__DATA ROWS__:
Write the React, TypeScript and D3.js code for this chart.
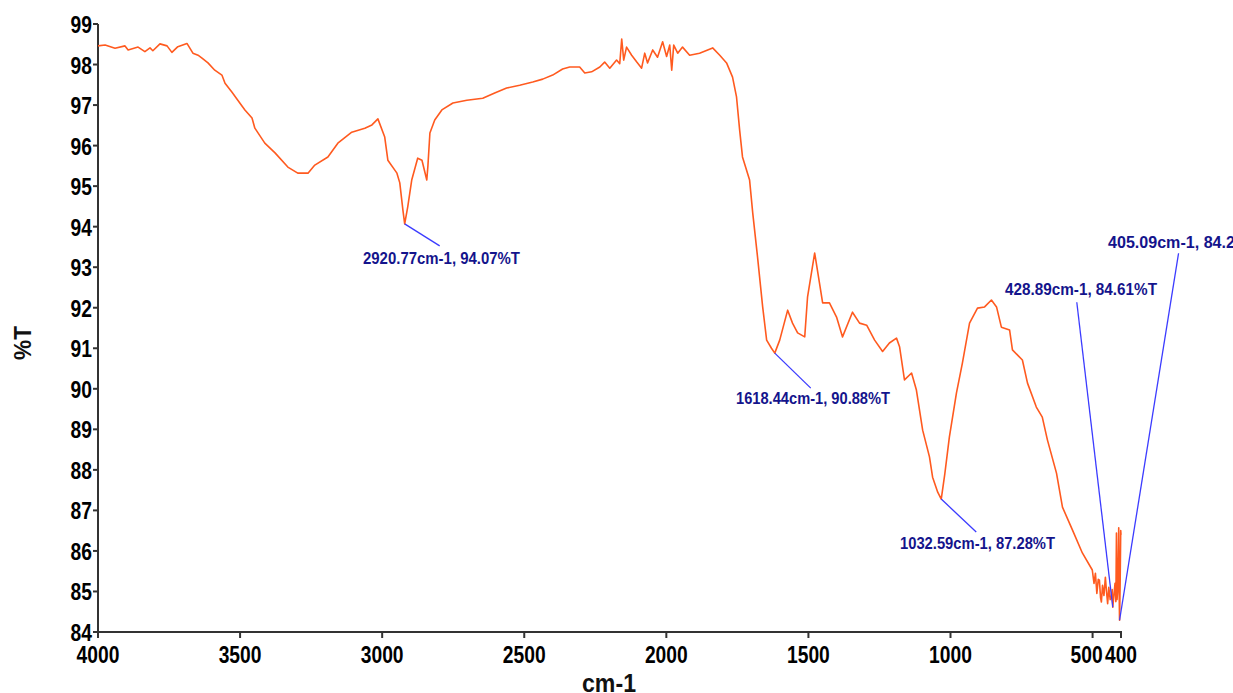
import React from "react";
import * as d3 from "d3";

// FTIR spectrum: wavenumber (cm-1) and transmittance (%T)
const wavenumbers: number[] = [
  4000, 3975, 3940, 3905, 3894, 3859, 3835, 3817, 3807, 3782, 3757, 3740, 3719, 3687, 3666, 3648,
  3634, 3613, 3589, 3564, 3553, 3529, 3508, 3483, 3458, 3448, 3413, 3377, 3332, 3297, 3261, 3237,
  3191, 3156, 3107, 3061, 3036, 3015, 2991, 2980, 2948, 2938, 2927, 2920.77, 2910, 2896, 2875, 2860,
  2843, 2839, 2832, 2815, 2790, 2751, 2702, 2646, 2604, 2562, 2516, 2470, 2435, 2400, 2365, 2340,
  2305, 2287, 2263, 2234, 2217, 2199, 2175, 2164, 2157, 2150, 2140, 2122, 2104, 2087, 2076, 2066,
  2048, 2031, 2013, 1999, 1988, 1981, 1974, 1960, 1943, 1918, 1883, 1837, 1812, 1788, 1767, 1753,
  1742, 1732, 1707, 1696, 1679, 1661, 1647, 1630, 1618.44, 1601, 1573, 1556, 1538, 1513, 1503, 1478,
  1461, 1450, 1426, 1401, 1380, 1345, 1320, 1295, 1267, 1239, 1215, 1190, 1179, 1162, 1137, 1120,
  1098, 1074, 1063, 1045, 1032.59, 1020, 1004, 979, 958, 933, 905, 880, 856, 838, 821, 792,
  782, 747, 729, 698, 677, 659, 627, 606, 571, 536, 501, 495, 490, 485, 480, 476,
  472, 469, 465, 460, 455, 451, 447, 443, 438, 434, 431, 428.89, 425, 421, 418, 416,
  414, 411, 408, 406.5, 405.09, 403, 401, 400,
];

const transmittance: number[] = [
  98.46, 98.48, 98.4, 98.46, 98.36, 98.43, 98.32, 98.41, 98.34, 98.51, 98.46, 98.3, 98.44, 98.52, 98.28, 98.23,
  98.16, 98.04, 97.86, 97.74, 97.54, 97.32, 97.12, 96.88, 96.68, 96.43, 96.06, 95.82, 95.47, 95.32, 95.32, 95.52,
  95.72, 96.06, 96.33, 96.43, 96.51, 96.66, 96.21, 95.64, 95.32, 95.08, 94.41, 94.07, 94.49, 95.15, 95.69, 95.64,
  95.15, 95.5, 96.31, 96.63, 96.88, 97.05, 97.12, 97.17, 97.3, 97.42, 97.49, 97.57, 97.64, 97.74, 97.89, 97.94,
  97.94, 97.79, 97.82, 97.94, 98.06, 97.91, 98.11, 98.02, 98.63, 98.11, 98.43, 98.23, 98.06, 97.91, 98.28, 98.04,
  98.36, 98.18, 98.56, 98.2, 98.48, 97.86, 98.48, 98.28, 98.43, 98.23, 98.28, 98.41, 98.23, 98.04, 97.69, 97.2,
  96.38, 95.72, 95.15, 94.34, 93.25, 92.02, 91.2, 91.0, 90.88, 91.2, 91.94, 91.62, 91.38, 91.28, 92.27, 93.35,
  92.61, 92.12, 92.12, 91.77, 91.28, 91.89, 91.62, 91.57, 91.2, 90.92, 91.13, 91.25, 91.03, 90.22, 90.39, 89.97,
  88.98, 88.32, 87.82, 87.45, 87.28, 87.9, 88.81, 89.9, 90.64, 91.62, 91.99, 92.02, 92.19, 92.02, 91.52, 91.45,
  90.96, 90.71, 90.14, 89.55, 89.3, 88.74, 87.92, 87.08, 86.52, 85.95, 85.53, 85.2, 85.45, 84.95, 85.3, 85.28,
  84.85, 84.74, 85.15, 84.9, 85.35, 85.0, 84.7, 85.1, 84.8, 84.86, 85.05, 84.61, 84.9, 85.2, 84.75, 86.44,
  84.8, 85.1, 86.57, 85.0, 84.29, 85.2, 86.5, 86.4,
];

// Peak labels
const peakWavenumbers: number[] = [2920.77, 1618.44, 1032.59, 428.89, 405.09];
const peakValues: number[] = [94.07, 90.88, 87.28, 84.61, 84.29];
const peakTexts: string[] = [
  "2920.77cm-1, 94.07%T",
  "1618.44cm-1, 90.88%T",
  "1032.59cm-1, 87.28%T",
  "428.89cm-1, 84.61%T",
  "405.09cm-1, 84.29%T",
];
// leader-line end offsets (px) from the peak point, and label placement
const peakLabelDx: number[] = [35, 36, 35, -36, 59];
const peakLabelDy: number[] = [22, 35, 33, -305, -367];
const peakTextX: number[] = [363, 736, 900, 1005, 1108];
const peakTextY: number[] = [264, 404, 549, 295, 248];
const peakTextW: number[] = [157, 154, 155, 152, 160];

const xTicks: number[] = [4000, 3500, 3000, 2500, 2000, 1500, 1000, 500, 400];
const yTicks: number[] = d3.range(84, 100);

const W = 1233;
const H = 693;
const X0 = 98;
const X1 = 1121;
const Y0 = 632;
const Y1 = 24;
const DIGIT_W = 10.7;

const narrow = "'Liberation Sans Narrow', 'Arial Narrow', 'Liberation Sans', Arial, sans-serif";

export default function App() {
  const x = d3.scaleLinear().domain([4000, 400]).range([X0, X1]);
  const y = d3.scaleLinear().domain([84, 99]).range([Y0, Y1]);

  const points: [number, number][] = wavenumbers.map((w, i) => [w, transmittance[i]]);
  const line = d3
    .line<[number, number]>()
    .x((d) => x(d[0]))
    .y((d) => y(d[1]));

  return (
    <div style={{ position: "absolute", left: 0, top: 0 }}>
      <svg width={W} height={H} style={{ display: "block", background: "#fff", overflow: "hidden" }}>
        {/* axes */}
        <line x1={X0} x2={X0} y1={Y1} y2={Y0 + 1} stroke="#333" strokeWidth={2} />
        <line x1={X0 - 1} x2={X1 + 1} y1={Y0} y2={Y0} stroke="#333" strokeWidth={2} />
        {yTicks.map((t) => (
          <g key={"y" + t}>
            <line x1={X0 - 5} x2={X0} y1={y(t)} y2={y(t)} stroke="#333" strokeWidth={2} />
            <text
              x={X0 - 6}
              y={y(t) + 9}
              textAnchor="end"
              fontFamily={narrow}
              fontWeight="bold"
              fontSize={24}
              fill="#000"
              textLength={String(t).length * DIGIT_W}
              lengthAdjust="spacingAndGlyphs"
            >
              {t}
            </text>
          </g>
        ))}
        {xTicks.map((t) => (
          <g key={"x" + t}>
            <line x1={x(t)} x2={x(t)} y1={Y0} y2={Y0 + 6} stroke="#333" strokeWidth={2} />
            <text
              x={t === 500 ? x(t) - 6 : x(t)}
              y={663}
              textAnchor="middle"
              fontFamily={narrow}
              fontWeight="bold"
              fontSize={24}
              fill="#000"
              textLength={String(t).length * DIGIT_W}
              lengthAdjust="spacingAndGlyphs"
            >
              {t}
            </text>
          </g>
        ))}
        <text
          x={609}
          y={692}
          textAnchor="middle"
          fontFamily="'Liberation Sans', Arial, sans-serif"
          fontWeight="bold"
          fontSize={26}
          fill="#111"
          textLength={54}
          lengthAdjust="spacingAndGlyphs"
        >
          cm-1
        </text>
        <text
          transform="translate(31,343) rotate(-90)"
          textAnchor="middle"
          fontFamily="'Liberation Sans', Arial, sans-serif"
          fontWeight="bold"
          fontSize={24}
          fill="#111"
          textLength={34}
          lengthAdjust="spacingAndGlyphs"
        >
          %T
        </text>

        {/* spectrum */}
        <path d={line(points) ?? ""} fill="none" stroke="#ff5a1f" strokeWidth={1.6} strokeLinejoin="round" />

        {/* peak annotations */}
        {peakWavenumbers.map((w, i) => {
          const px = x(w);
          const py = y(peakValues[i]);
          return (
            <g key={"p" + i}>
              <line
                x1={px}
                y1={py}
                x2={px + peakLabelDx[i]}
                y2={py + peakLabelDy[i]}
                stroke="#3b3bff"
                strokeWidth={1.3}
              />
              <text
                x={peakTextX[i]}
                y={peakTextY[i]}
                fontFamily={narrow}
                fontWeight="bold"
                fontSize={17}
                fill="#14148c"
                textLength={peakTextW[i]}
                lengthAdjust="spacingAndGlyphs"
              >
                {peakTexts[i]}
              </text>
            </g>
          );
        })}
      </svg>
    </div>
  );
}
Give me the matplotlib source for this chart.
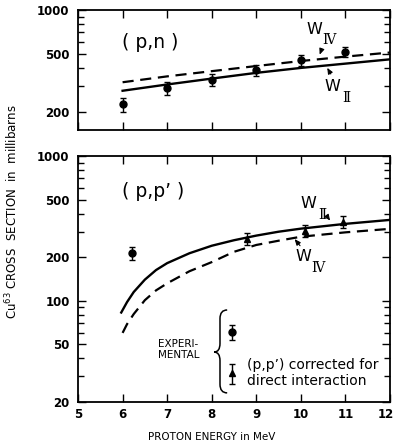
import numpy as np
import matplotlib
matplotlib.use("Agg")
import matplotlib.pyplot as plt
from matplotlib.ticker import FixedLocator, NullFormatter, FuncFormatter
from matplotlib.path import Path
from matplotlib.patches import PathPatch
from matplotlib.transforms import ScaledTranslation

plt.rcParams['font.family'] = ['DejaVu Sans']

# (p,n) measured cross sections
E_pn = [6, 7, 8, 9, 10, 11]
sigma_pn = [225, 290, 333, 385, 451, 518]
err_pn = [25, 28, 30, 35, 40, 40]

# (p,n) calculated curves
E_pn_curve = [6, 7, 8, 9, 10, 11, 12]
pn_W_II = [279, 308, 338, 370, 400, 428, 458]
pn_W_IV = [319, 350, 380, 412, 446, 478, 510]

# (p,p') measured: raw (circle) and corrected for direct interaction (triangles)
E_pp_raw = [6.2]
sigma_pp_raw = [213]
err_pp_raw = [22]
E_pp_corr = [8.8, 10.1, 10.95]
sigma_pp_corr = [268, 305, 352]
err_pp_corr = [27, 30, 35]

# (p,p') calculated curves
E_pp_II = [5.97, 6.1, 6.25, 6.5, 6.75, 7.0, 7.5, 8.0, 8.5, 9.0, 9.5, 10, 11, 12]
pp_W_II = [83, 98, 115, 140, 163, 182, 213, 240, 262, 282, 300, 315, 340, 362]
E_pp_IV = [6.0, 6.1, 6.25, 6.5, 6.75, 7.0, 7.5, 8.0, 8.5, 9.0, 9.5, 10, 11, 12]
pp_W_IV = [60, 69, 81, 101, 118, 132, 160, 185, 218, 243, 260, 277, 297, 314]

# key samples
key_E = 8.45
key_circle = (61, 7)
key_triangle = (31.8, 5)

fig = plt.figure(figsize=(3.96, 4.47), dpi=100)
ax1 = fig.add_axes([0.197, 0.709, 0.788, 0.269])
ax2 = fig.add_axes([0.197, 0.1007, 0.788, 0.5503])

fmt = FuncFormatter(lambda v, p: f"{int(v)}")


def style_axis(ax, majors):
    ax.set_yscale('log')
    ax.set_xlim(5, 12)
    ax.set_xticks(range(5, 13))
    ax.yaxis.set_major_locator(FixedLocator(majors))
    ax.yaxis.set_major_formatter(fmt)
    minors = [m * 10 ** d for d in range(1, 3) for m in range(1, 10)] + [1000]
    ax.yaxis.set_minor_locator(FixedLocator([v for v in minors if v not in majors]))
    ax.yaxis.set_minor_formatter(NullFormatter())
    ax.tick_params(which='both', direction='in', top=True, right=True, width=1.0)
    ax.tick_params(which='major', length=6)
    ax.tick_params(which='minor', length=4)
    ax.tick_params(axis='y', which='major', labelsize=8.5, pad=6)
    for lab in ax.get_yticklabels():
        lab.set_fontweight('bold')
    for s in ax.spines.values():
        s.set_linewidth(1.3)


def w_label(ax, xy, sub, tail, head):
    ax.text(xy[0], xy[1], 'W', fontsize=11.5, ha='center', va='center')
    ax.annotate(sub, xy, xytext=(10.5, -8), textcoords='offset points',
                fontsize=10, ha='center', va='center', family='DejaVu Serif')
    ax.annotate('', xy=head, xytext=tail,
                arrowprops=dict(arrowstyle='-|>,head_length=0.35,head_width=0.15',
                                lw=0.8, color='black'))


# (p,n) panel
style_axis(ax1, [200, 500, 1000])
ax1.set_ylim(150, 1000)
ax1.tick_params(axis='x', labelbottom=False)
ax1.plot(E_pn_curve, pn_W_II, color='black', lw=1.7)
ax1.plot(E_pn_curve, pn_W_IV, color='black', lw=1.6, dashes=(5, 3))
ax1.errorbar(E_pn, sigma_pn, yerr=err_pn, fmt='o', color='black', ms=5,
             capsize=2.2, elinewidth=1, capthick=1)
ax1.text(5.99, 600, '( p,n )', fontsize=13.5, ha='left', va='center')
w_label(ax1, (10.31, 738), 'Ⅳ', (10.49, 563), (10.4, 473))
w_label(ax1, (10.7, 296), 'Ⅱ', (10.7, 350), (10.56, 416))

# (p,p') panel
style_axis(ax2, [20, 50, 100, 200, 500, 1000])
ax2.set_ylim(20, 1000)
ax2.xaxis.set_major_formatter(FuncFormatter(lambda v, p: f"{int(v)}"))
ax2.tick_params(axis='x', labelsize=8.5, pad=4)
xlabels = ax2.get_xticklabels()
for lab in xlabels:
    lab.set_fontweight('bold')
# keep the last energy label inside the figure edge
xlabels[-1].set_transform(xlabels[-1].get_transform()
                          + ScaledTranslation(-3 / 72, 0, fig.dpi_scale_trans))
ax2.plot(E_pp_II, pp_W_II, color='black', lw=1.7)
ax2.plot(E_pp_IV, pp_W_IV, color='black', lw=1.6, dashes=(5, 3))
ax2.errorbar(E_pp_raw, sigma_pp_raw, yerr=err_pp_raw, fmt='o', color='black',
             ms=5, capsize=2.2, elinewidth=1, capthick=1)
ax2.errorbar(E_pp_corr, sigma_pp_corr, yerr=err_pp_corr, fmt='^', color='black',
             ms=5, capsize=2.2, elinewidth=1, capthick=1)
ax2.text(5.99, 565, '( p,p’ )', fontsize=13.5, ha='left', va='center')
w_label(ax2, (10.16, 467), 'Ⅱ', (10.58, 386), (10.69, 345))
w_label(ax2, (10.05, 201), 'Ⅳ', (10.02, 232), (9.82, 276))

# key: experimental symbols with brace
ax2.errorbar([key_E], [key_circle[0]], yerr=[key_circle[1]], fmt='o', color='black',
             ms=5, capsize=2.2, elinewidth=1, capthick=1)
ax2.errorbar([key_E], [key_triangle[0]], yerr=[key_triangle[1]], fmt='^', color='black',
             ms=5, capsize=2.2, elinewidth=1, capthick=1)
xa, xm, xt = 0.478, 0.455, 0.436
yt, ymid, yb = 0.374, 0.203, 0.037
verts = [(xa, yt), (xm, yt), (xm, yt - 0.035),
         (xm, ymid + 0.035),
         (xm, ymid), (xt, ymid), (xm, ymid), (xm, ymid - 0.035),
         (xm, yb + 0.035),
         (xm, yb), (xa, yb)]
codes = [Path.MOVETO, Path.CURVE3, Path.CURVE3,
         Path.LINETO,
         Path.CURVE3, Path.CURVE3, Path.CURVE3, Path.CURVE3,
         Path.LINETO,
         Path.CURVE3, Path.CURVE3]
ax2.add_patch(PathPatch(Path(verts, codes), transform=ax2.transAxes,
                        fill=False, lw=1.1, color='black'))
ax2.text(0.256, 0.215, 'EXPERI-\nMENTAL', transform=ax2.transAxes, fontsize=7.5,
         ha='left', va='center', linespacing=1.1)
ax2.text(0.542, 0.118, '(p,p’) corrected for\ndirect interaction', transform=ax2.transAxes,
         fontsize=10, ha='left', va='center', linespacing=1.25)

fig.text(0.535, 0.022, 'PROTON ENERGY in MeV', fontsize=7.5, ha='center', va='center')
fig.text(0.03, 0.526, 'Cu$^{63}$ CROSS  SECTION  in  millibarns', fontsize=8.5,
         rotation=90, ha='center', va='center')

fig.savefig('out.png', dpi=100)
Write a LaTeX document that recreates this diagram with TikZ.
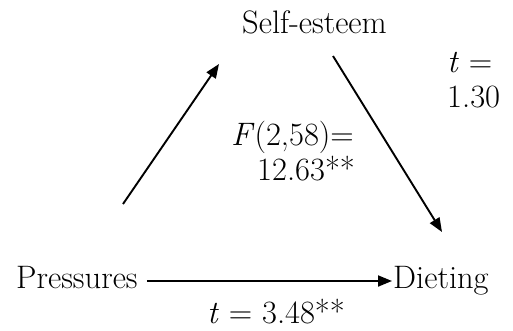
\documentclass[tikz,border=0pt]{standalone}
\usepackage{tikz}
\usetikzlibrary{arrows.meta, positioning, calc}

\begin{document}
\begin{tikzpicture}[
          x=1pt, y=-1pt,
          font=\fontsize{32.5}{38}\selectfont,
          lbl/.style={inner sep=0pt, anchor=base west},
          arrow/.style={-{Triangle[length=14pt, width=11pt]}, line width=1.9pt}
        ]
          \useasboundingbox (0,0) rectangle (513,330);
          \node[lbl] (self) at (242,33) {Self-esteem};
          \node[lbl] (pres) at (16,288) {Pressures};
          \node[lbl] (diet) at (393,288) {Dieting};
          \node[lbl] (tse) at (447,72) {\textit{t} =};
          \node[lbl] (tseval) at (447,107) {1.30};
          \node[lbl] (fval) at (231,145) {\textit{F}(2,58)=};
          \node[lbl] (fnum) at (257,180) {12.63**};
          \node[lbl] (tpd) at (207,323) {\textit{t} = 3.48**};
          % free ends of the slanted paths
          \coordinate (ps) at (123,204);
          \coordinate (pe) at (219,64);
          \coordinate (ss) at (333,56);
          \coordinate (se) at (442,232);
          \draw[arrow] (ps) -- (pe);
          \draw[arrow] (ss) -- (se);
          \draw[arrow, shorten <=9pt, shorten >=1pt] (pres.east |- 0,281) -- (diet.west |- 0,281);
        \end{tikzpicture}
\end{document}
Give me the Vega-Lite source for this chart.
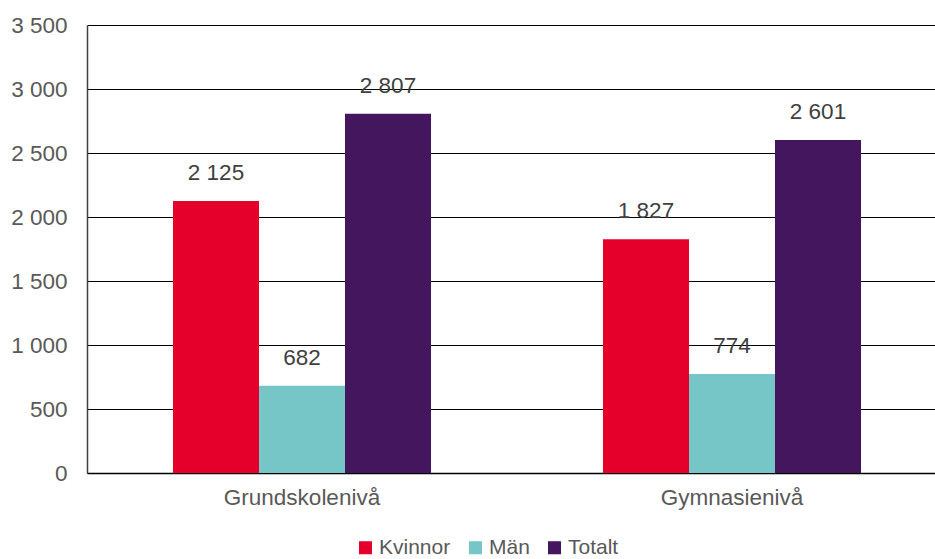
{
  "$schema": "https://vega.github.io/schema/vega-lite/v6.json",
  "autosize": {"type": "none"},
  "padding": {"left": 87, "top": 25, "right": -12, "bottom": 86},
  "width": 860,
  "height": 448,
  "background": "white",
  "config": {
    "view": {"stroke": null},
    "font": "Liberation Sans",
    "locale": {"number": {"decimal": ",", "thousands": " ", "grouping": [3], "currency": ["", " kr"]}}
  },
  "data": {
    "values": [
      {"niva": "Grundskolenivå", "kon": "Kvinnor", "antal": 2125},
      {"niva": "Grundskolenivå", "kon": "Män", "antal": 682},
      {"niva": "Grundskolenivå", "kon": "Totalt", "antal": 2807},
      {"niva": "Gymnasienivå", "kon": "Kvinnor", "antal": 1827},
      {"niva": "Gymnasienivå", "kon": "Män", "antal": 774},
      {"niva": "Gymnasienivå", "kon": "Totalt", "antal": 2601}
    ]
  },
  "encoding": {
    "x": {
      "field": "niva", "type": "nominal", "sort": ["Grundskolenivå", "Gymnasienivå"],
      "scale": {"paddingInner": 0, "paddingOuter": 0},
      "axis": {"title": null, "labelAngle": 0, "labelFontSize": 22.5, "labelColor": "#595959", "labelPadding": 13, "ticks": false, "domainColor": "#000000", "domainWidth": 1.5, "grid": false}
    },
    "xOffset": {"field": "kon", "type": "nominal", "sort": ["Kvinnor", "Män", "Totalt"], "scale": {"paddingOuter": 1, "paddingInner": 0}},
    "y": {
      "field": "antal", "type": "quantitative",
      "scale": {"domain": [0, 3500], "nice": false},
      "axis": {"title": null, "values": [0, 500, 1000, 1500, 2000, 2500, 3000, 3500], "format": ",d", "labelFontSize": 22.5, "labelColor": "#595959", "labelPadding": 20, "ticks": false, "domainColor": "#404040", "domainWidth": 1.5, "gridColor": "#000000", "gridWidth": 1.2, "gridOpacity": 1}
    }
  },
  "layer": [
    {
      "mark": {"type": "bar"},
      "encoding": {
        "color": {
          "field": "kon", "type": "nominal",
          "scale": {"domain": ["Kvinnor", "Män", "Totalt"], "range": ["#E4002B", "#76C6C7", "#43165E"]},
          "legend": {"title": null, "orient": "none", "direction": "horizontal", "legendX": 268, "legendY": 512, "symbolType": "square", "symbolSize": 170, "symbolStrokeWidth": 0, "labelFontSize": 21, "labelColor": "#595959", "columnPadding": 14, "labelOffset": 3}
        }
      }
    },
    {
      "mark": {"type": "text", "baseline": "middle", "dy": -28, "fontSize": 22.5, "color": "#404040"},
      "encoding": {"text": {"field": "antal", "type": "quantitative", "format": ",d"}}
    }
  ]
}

__AIM OF THE TASK__: Using the data above, print only the lines starting at the one with "Give me the matplotlib source for this chart." and ending at the one with "plt.rcParams['font.family'] = ['DejaVu Sans']", exactly as they stand, minus the pictures.

__SOLVED EXERCISE__:
Give me the matplotlib source for this chart.
import numpy as np
import matplotlib
matplotlib.use("Agg")
import matplotlib.pyplot as plt
from matplotlib.ticker import FixedLocator, NullFormatter, FuncFormatter
from matplotlib.path import Path
from matplotlib.patches import PathPatch
from matplotlib.transforms import ScaledTranslation

plt.rcParams['font.family'] = ['DejaVu Sans']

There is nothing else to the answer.